Different methods have been proposed to address the imbalanced classification problem.
47–49 As a further analysis, we tested a simple method for addressing the sample imbalance problem by adjusting the class weights of the RF and SVM classifiers (ie, weight = 1 − (class samples/total samples)) and observed improvement in AUC only for RF (increased from 0.9491 to 0.9524). SVM did not improve with class weight adjustment because it is very sensitive to parameters; thus parameters must be reoptimized when weights are adjusted. In the future, we plan to explore other techniques such as feature selection and resampling algorithms as suggested previously.
47–49Furthermore, the clinical validation examples of Baycol and Vioxx support the utility by detecting post-market adverse drug events using information from other medications in the database. For Baycol, the model based on ‘chem’ detected only one ADR related to rhabdomyolysis, while the use of ‘chem+bio’ was able to detect five of seven related ADRs, and the addition of ‘pheno’ did not result in more predictions. For Vioxx, ‘chem+bio+pheno’ was required to detect two of four ADRs related to heart attack. This highlights the utility of chemical and biological data for detecting and predicting likely adverse events, as well as the need for incorporating human adverse event data (phenotypic) as in SIDER to allow detection of other signals. These results suggest that our model has the potential to make clinically important ADR predictions early rather than waiting for sufficient post-market population response data to accumulate.
The study has several limitations, and there is scope for much future work to be carried out. For one, we would like to investigate algorithms that have better interpretability, which can return important features associated with ADRs. Moreover, in this study, representation for phenotypic features was relatively simple.
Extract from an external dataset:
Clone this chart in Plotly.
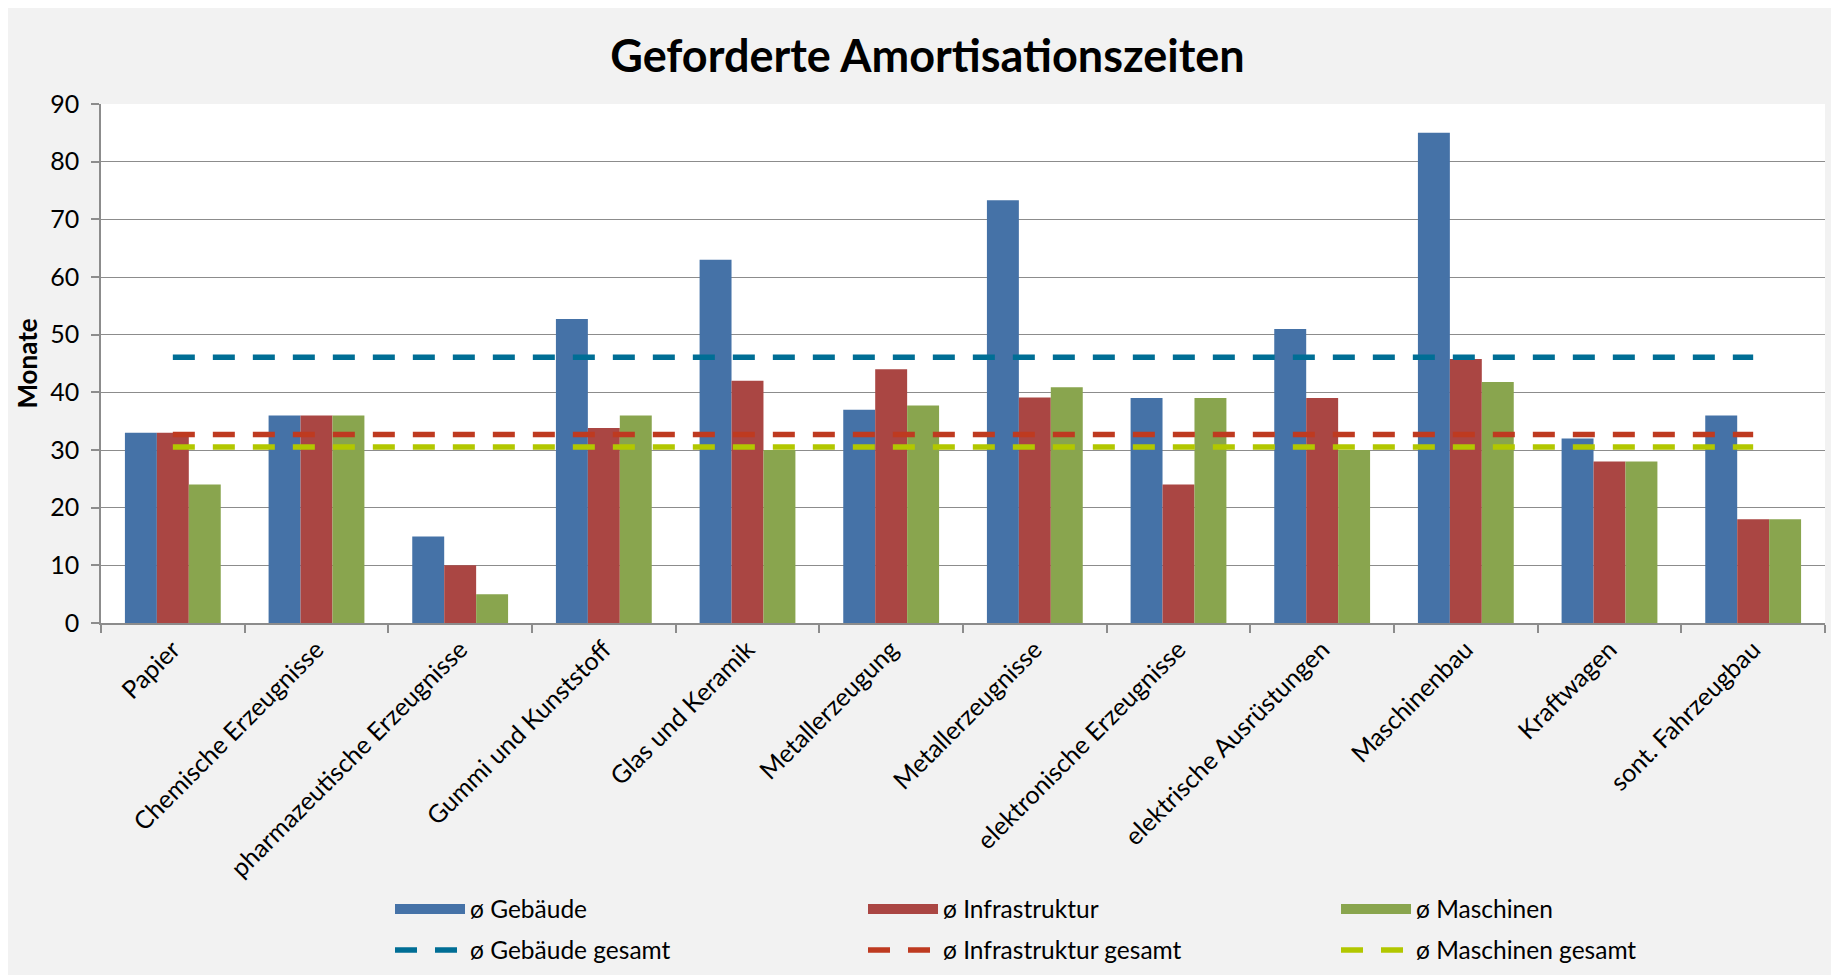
import plotly.graph_objects as go

categories = ["Papier", "Chemische Erzeugnisse", "pharmazeutische Erzeugnisse",
              "Gummi und Kunststoff", "Glas und Keramik", "Metallerzeugung",
              "Metallerzeugnisse", "elektronische Erzeugnisse", "elektrische Ausrüstungen",
              "Maschinenbau", "Kraftwagen", "sont. Fahrzeugbau"]
gebaeude = [33, 36, 15, 52.7, 63, 37, 73.3, 39, 51, 85, 32, 36]
infrastruktur = [33, 36, 10, 33.8, 42, 44, 39.1, 24, 39, 45.8, 28, 18]
maschinen = [24, 36, 5, 36, 30, 37.7, 40.9, 39, 30, 41.8, 28, 18]
gebaeude_gesamt = 46.1
infrastruktur_gesamt = 32.7
maschinen_gesamt = 30.5

FONT = "Lato"
W, H = 1839, 975
OFF = 8  # page body margin offset
# plot area in page coordinates: x 101..1825, y 104..624
L, T = 101 - OFF, 104 - OFF
R = W - (1825 - OFF)
B = H - (624 - OFF)
PW, PH = W - L - R, H - T - B


def px_x(page_px):
    return (page_px - OFF - L) / PW


def px_y(page_py):
    return (H - B - (page_py - OFF)) / PH


fig = go.Figure()
bar_series = [("ø Gebäude", gebaeude, "#4572A7"),
              ("ø Infrastruktur", infrastruktur, "#AA4643"),
              ("ø Maschinen", maschinen, "#89A54E")]
for name, vals, col in bar_series:
    fig.add_trace(go.Bar(x=categories, y=vals, name=name, marker_color=col,
                         marker_line_width=0, legendgroup=name, showlegend=False))
# legend entries drawn as wide colour swatches
for name, vals, col in bar_series:
    fig.add_trace(go.Scatter(x=[None], y=[None], name=name, mode="lines",
                             line=dict(color=col, width=15), legendgroup=name,
                             legend="legend", hoverinfo="skip"))

line_series = [("ø Gebäude gesamt", gebaeude_gesamt, "#006E95"),
               ("ø Infrastruktur gesamt", infrastruktur_gesamt, "#BE3A20"),
               ("ø Maschinen gesamt", maschinen_gesamt, "#B2C700")]
for name, v, col in line_series:
    fig.add_trace(go.Scatter(x=[categories[0], categories[-1]], y=[v, v], name=name,
                             mode="lines", line=dict(color=col, width=5.5, dash="22px,18px"),
                             legend="legend2"))

grid = "#8c8c8c"
legend_common = dict(orientation="h", xanchor="left", yanchor="middle",
                     entrywidth=388, entrywidthmode="pixels", itemwidth=70,
                     bgcolor="rgba(0,0,0,0)", font=dict(family=FONT, size=24.5, color="black"),
                     traceorder="normal")
fig.update_layout(
    width=W, height=H,
    margin=dict(l=L, r=R, t=T, b=B),
    paper_bgcolor="#f2f2f2",
    plot_bgcolor="white",
    font=dict(family=FONT, size=25, color="black"),
    title=dict(text="<b>Geforderte Amortisationszeiten</b>", x=0.5, xanchor="center",
               y=1 - (56 - OFF) / H, yanchor="middle", yref="container",
               font=dict(family=FONT, size=45, color="black")),
    barmode="group",
    bargap=0.333,
    bargroupgap=0,
    xaxis=dict(showgrid=False, showline=True, linecolor=grid, linewidth=2,
               ticks="outside", ticklen=8, tickcolor=grid, tickwidth=1.5,
               tickson="boundaries", tickangle=-45, automargin=False,
               tickfont=dict(family=FONT, size=25, color="black")),
    yaxis=dict(range=[0, 90], dtick=10, showgrid=True, gridcolor=grid, gridwidth=1.4,
               showline=True, linecolor=grid, linewidth=1.5,
               ticks="outside", ticklen=8, tickcolor=grid, tickwidth=1.5,
               ticklabelstandoff=7, zeroline=False, automargin=False,
               tickfont=dict(family=FONT, size=25, color="black"),
               title=dict(text="<b>Monate</b>", standoff=5,
                          font=dict(family=FONT, size=26, color="black"))),
    legend=dict(x=px_x(390), y=px_y(909), **legend_common),
    legend2=dict(x=px_x(390), y=px_y(950), **legend_common),
    showlegend=True,
)

fig.write_html("out.html")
More sophisticated methods (eg, categorizing drug indications via ontologies) could be further examined. Furthermore, a drug acts by inducing perturbations to biological systems, which involve various molecular interactions such as protein–protein interactions, signaling pathways, and pathways of drug action and metabolism.
50 Therefore, in future work, we also plan to incorporate more detailed features such as interaction networks and drug bioactivities into the integrative framework for identification of ADRs.